Da “Il sorriso di Palinuro” al trascurato simbolico cenotafio
Alla biblioteca Edith Stein un richiamo alla cultura del ricordare
(Marisa Russo)
Un pomeriggio culturale denso di emozioni ha coinvolto il pubblico presente in un esponenziale richiamo all’importanza del ricordare nel suo più profondo significato etimologico di rivivere nel cuore contenuti, sentimenti, realtà profonde, al di là dell’effimero tramutarsi della materia.
A Vallo della Lucania nella Biblioteca Edith Stein recentemente allestita nel Convento di S.Teresa e dedicata al ricordo della filosofa carmelitana, martire della persecuzione degli Ebrei, con organizzazione della Fondazione “Casa di AnnaLaura”, creata in ricordo della giovane vittima della strada, è stato ricordato il professore, scrittore Giuseppe Di Marco, prematuramente, materialmente scomparso, con il suo testo “Il sorriso di Palinuro”, nel quale è ricordato il Mito di Palinuro ed i sentimenti espressi da tanti letterati per il Cilento, soprattutto da Ungaretti.
La conduzione-relazione di Giusy Rinaldi, Presidente della Fondazione, svolta con preparazione e sentimento, ben lungi dal leggere preparate, fredde parole, è stata determinante per rendere quel “visibile parlare” che sottolinea nel sottotitolo l’autore del testo presentato.
Parlare dando visioni di immagini che intersecano i sensi e l’intelletto, è dono di pochi!
Tanti gli argomenti che dovremmo affrontare suggeriti da questo Incontro, ma, dovendoci limitare, ci soffermiamo sul valore del custodire i simboli che comunicano l’essenza del luogo, che sono fondamentali anche per richiamare e realizzare Turismo Culturale, Turismo di qualità, in questo territorio che ne avrebbe la vocazione.

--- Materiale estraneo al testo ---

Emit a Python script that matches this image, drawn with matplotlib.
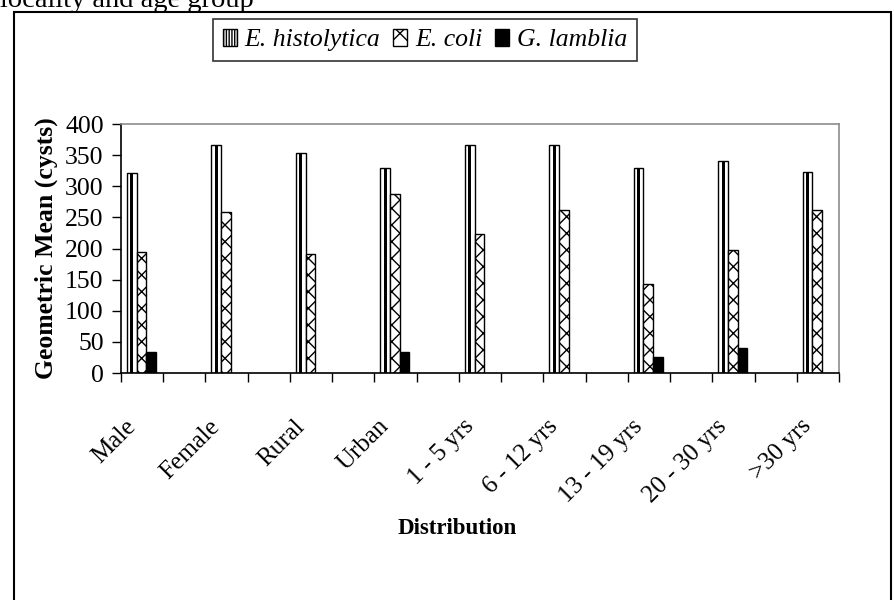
import matplotlib
matplotlib.use("Agg")
import matplotlib.pyplot as plt
from matplotlib.patches import Rectangle, Patch
from matplotlib.transforms import ScaledTranslation
import numpy as np

categories = ["Male", "Female", "Rural", "Urban", "1 - 5 yrs", "6 - 12 yrs",
              "13 - 19 yrs", "20 - 30 yrs", ">30 yrs"]
e_histolytica = [321, 367, 353, 329, 367, 367, 329, 341, 323]
e_coli = [194, 259, 191, 287, 224, 262, 143, 197, 262]
g_lamblia = [33, 0, 0, 33, 0, 0, 26, 40, 0]
series_names = ["E. histolytica", "E. coli", "G. lamblia"]
y_ticks = [0, 50, 100, 150, 200, 250, 300, 350, 400]

plt.rcParams["font.family"] = ["Liberation Serif", "DejaVu Serif"]
plt.rcParams["hatch.linewidth"] = 1.0

fig = plt.figure(figsize=(8.94, 6.0), dpi=100)
ax = fig.add_axes([121/894, 1-373/600, 718/894, 249/600])

n = len(categories)
x = np.arange(n)
w = 0.1145
first_left = -0.5 + 0.071
offsets = [first_left + w * (k + 0.5) for k in range(3)]

# E. histolytica: white bar with a black centre stripe
ax.bar(x + offsets[0], e_histolytica, width=w, facecolor="white",
       edgecolor="black", linewidth=1.0)
ax.bar(x + offsets[0], e_histolytica, width=w * 0.3, facecolor="black",
       edgecolor="none", linewidth=0)
# E. coli: cross-hatched
ax.bar(x + offsets[1], e_coli, width=w, facecolor="white", edgecolor="black",
       linewidth=1.0, hatch="xx")
# G. lamblia: solid black
gl = np.array(g_lamblia, dtype=float)
m = gl > 0
ax.bar(x[m] + offsets[2], gl[m], width=w, facecolor="black", edgecolor="black",
       linewidth=1.0)

ax.xaxis.remove_overlapping_locs = False
ax.set_xlim(-0.5, n - 1.0)
ax.set_ylim(0, 400)
ax.set_yticks(y_ticks)
ax.set_yticklabels([str(t) for t in y_ticks], fontsize=18.5)
ax.set_xticks(np.arange(-0.5, n - 0.9, 0.5))
ax.set_xticklabels([])
ax.set_xticks(x, minor=True)
ax.set_xticklabels(categories, minor=True, rotation=45, ha="right", va="center",
                   rotation_mode="anchor", fontsize=18)
ax.tick_params(axis="x", which="major", direction="out", length=6.5, width=1)
ax.tick_params(axis="x", which="minor", length=0, pad=36)
ax.tick_params(axis="y", direction="out", length=6.5, width=1, pad=6)
shift = ScaledTranslation(-31/100, 0, fig.dpi_scale_trans)
for lab in ax.get_xticklabels(minor=True):
    lab.set_transform(lab.get_transform() + shift)

for s in ["top", "right"]:
    ax.spines[s].set_color("#8c8c8c")
    ax.spines[s].set_linewidth(1.2)
for s in ["left", "bottom"]:
    ax.spines[s].set_color("black")
    ax.spines[s].set_linewidth(1.2)

ax.set_ylabel("Geometric Mean (cysts)", fontsize=18.5, fontweight="bold", labelpad=5)
ax.set_xlabel("Distribution", fontsize=16.5, fontweight="bold", va="center")
ax.xaxis.set_label_coords((457 - 121) / 718, -(529 - 373) / 249)

handles = [Patch(facecolor="white", edgecolor="black", hatch="||||||"),
           Patch(facecolor="white", edgecolor="black", hatch="x"),
           Patch(facecolor="black", edgecolor="black")]
leg = fig.legend(handles, series_names, loc="center",
                 bbox_to_anchor=(425/894, 1-40/600), ncol=3,
                 frameon=True, fancybox=False, edgecolor="black",
                 handlelength=0.55, handleheight=0.65, handletextpad=0.3,
                 columnspacing=0.5, borderpad=0.38,
                 prop=dict(family="Liberation Serif", style="italic", size=18.5))
leg.get_frame().set_linewidth(1.2)

fig.patches.append(Rectangle((14/894, -0.05), (891-14)/894, 1.05 - 12/600,
                             transform=fig.transFigure, fill=False,
                             edgecolor="black", linewidth=1.5))
fig.text(0.0, 1 - 7/600, "locality and age group", fontsize=20.5,
         ha="left", va="baseline")

fig.savefig("out.png", dpi=100)
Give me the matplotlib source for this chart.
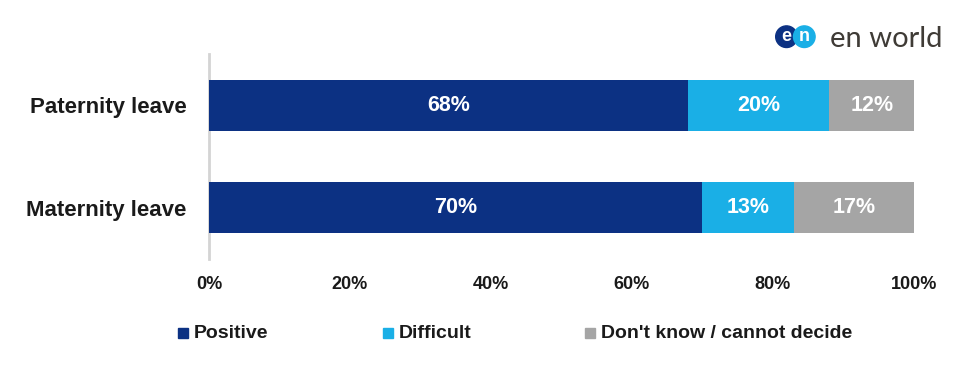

Nel frontespizio del testo è rappresentata la testa attribuita ad Apollo, per duemila anni immersa negli abissi del mare e quindi recuperata da un pescatore di alici e conservata nel Museo di Salerno. Quella testa leggermente inclinata in un umile, umano abbandono al triste destino, Il suo enigmatico, malinconico sorriso suggerì ad Ungaretti l’anima di Palinuro ed a lui l’attribuì.
Leggendo i versi di questo poeta che usa e ripete le parole con esoterica musicalità e con la capacità di evocare immagini emotive che vanno oltre i vocaboli, si comprende quale preparazione necessita per viaggiare con l’anima e per saper “guardare” al di là dell’effimero esterno e come, contemporaneamente, tale “viaggiare” rende la vita intensa.
Invece si dimentica e si trascurano anche resti archeologici come il cenotafio, cippo sepolcrale eretto in onore di Palinuro il IV secolo A.C. , ripreso con acquaforte ) dall’artista viaggiatore Franz Ludwig Catel nel 1812, quando era ancora quasi del tutto integro.
“……popoli vicini, perseguitati da celesti segni, per tutte le città della lor terra placheran, l’ossa un tumulo innalzando ed al tumulo offrendo onor solenni; e il luogo avrà di Palinuro il nome” è l’annuncio che la Sibilla proferisce nell’Eneide di Virgilio.
Quel tumulo, quel cenotafio, invece di ricevere “onor solenni” ora è abbandonato, in gran parte demolito, non protetto, trascurato.
Palinuro diviene rinnovato simbolo non solo della mancata accoglienza da lui ricevuta, ma anche della superficiale abitudine a non voler ricordare!